▶ [Written exercise] Retype each line of the material exactly, please, skipping any picture in it.

▶ [Provided data]
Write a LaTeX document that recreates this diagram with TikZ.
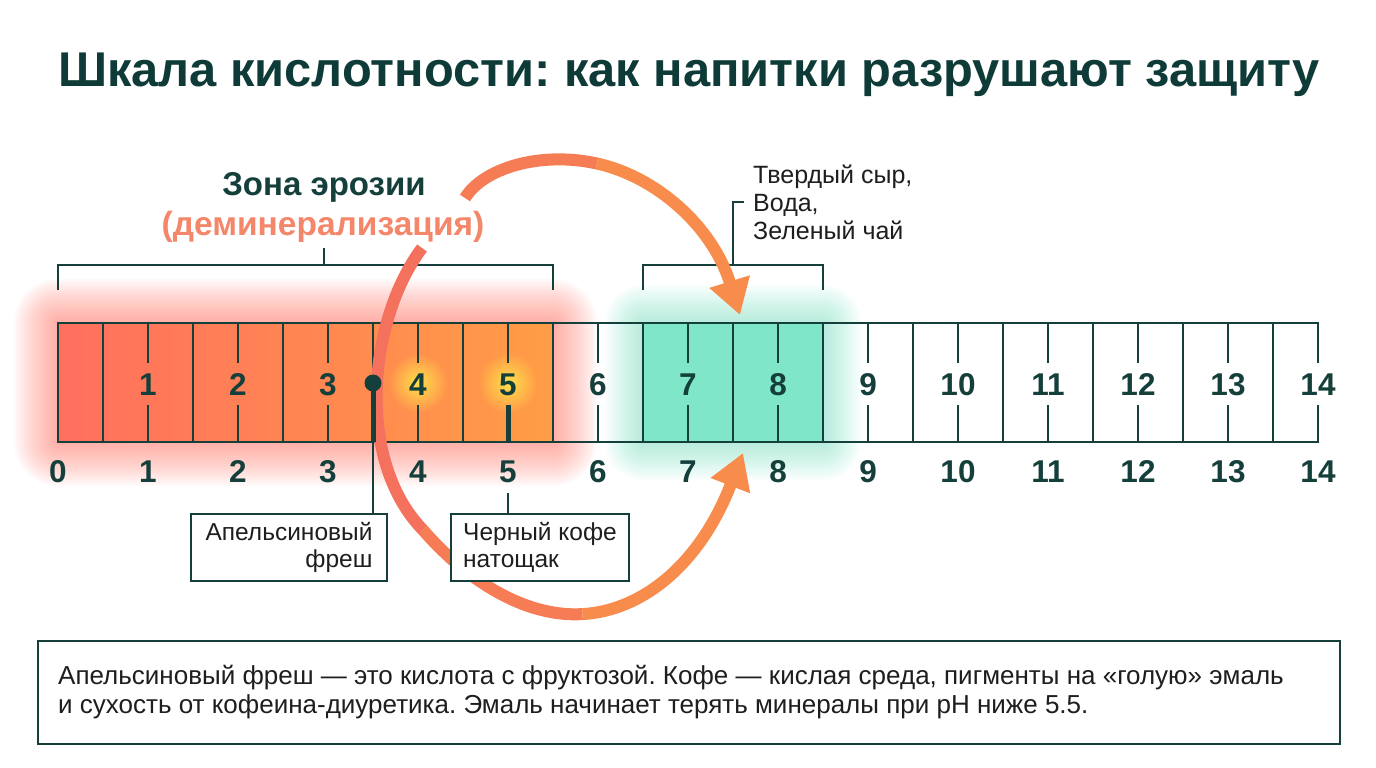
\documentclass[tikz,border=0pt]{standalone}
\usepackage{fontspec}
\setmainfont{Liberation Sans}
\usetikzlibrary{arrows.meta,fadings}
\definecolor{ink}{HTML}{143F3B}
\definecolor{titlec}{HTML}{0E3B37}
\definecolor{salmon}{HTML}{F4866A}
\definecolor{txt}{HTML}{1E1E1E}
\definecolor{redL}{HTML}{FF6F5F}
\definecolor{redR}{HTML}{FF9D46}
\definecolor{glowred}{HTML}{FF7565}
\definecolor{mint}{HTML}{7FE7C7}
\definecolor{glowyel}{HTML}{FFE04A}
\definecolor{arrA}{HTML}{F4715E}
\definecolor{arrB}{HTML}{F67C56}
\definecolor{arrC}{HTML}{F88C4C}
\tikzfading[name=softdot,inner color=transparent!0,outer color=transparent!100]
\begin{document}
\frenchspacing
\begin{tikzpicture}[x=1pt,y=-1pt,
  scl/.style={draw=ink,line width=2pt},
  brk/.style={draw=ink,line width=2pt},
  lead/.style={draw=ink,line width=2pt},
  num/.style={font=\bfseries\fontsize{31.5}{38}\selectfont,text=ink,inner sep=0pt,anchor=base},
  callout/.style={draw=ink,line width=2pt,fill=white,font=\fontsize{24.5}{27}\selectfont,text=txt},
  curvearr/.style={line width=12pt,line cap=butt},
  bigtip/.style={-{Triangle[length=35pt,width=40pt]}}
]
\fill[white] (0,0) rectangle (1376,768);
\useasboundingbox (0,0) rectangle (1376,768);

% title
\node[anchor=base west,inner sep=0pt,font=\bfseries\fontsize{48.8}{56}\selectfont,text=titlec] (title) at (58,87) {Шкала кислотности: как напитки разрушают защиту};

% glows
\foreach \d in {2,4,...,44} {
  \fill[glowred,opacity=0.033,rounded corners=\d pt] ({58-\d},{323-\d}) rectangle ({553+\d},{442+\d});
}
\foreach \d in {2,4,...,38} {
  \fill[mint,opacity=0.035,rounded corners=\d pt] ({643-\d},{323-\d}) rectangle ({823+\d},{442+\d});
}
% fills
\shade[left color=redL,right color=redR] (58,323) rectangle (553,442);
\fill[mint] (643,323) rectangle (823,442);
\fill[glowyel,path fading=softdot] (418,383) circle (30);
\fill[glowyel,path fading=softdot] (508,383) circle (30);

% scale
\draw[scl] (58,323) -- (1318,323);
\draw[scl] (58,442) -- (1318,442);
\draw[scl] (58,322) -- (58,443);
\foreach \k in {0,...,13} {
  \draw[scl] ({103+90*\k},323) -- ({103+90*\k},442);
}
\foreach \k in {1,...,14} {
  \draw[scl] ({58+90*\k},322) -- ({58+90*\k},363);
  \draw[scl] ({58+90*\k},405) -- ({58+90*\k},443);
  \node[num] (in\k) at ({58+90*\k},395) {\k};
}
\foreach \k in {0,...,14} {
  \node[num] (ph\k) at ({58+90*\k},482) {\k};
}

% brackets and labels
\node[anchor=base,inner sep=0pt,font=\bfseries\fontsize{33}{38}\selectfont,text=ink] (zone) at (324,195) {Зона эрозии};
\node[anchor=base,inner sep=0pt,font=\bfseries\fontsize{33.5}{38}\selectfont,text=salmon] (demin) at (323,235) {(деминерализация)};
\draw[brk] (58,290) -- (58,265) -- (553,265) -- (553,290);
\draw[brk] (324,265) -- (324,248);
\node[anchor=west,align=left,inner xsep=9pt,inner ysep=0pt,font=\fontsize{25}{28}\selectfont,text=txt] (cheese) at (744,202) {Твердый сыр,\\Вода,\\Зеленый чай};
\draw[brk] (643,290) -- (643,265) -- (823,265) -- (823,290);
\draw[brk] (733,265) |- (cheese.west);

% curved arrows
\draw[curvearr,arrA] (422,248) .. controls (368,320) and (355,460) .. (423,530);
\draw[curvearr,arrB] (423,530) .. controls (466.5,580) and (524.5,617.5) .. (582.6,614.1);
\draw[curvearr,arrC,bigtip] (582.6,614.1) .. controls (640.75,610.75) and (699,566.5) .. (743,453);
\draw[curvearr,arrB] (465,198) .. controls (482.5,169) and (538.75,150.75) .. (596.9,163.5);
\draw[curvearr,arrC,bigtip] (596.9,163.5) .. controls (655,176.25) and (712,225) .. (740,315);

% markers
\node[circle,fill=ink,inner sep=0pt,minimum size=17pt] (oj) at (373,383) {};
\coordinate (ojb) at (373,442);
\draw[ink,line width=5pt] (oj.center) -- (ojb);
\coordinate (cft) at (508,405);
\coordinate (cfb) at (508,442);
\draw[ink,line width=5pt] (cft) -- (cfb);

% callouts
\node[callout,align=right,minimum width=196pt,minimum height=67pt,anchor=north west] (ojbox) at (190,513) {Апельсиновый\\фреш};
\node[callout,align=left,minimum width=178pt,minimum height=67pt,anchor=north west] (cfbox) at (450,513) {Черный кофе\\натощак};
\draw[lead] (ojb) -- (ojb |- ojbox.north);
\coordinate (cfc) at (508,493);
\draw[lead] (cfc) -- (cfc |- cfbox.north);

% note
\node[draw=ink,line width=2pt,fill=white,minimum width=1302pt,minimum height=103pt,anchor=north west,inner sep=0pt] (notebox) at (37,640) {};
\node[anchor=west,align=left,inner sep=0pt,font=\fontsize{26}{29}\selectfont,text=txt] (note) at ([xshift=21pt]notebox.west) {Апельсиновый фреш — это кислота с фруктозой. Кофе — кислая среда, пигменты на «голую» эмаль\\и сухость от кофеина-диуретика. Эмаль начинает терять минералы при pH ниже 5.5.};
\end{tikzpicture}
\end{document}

▶ [Task answer]
Write a LaTeX document that recreates this diagram with TikZ.
\documentclass[tikz,border=0pt]{standalone}
\usepackage{fontspec}
\setmainfont{Liberation Sans}
\usetikzlibrary{arrows.meta,fadings}
\definecolor{ink}{HTML}{143F3B}
\definecolor{titlec}{HTML}{0E3B37}
\definecolor{salmon}{HTML}{F4866A}
\definecolor{txt}{HTML}{1E1E1E}
\definecolor{redL}{HTML}{FF6F5F}
\definecolor{redR}{HTML}{FF9D46}
\definecolor{glowred}{HTML}{FF7565}
\definecolor{mint}{HTML}{7FE7C7}
\definecolor{glowyel}{HTML}{FFE04A}
\definecolor{arrA}{HTML}{F4715E}
\definecolor{arrB}{HTML}{F67C56}
\definecolor{arrC}{HTML}{F88C4C}
\tikzfading[name=softdot,inner color=transparent!0,outer color=transparent!100]
\begin{document}
\frenchspacing
\begin{tikzpicture}[x=1pt,y=-1pt,
  scl/.style={draw=ink,line width=2pt},
  brk/.style={draw=ink,line width=2pt},
  lead/.style={draw=ink,line width=2pt},
  num/.style={font=\bfseries\fontsize{31.5}{38}\selectfont,text=ink,inner sep=0pt,anchor=base},
  callout/.style={draw=ink,line width=2pt,fill=white,font=\fontsize{24.5}{27}\selectfont,text=txt},
  curvearr/.style={line width=12pt,line cap=butt},
  bigtip/.style={-{Triangle[length=35pt,width=40pt]}}
]
\fill[white] (0,0) rectangle (1376,768);
\useasboundingbox (0,0) rectangle (1376,768);

% title
\node[anchor=base west,inner sep=0pt,font=\bfseries\fontsize{48.8}{56}\selectfont,text=titlec] (title) at (58,87) {Шкала кислотности: как напитки разрушают защиту};

% glows
\foreach \d in {2,4,...,44} {
  \fill[glowred,opacity=0.033,rounded corners=\d pt] ({58-\d},{323-\d}) rectangle ({553+\d},{442+\d});
}
\foreach \d in {2,4,...,38} {
  \fill[mint,opacity=0.035,rounded corners=\d pt] ({643-\d},{323-\d}) rectangle ({823+\d},{442+\d});
}
% fills
\shade[left color=redL,right color=redR] (58,323) rectangle (553,442);
\fill[mint] (643,323) rectangle (823,442);
\fill[glowyel,path fading=softdot] (418,383) circle (30);
\fill[glowyel,path fading=softdot] (508,383) circle (30);

% scale
\draw[scl] (58,323) -- (1318,323);
\draw[scl] (58,442) -- (1318,442);
\draw[scl] (58,322) -- (58,443);
\foreach \k in {0,...,13} {
  \draw[scl] ({103+90*\k},323) -- ({103+90*\k},442);
}
\foreach \k in {1,...,14} {
  \draw[scl] ({58+90*\k},322) -- ({58+90*\k},363);
  \draw[scl] ({58+90*\k},405) -- ({58+90*\k},443);
  \node[num] (in\k) at ({58+90*\k},395) {\k};
}
\foreach \k in {0,...,14} {
  \node[num] (ph\k) at ({58+90*\k},482) {\k};
}

% brackets and labels
\node[anchor=base,inner sep=0pt,font=\bfseries\fontsize{33}{38}\selectfont,text=ink] (zone) at (324,195) {Зона эрозии};
\node[anchor=base,inner sep=0pt,font=\bfseries\fontsize{33.5}{38}\selectfont,text=salmon] (demin) at (323,235) {(деминерализация)};
\draw[brk] (58,290) -- (58,265) -- (553,265) -- (553,290);
\draw[brk] (324,265) -- (324,248);
\node[anchor=west,align=left,inner xsep=9pt,inner ysep=0pt,font=\fontsize{25}{28}\selectfont,text=txt] (cheese) at (744,202) {Твердый сыр,\\Вода,\\Зеленый чай};
\draw[brk] (643,290) -- (643,265) -- (823,265) -- (823,290);
\draw[brk] (733,265) |- (cheese.west);

% curved arrows
\draw[curvearr,arrA] (422,248) .. controls (368,320) and (355,460) .. (423,530);
\draw[curvearr,arrB] (423,530) .. controls (466.5,580) and (524.5,617.5) .. (582.6,614.1);
\draw[curvearr,arrC,bigtip] (582.6,614.1) .. controls (640.75,610.75) and (699,566.5) .. (743,453);
\draw[curvearr,arrB] (465,198) .. controls (482.5,169) and (538.75,150.75) .. (596.9,163.5);
\draw[curvearr,arrC,bigtip] (596.9,163.5) .. controls (655,176.25) and (712,225) .. (740,315);

% markers
\node[circle,fill=ink,inner sep=0pt,minimum size=17pt] (oj) at (373,383) {};
\coordinate (ojb) at (373,442);
\draw[ink,line width=5pt] (oj.center) -- (ojb);
\coordinate (cft) at (508,405);
\coordinate (cfb) at (508,442);
\draw[ink,line width=5pt] (cft) -- (cfb);

% callouts
\node[callout,align=right,minimum width=196pt,minimum height=67pt,anchor=north west] (ojbox) at (190,513) {Апельсиновый\\фреш};
\node[callout,align=left,minimum width=178pt,minimum height=67pt,anchor=north west] (cfbox) at (450,513) {Черный кофе\\натощак};
\draw[lead] (ojb) -- (ojb |- ojbox.north);
\coordinate (cfc) at (508,493);
\draw[lead] (cfc) -- (cfc |- cfbox.north);

% note
\node[draw=ink,line width=2pt,fill=white,minimum width=1302pt,minimum height=103pt,anchor=north west,inner sep=0pt] (notebox) at (37,640) {};
\node[anchor=west,align=left,inner sep=0pt,font=\fontsize{26}{29}\selectfont,text=txt] (note) at ([xshift=21pt]notebox.west) {Апельсиновый фреш — это кислота с фруктозой. Кофе — кислая среда, пигменты на «голую» эмаль\\и сухость от кофеина-диуретика. Эмаль начинает терять минералы при pH ниже 5.5.};
\end{tikzpicture}
\end{document}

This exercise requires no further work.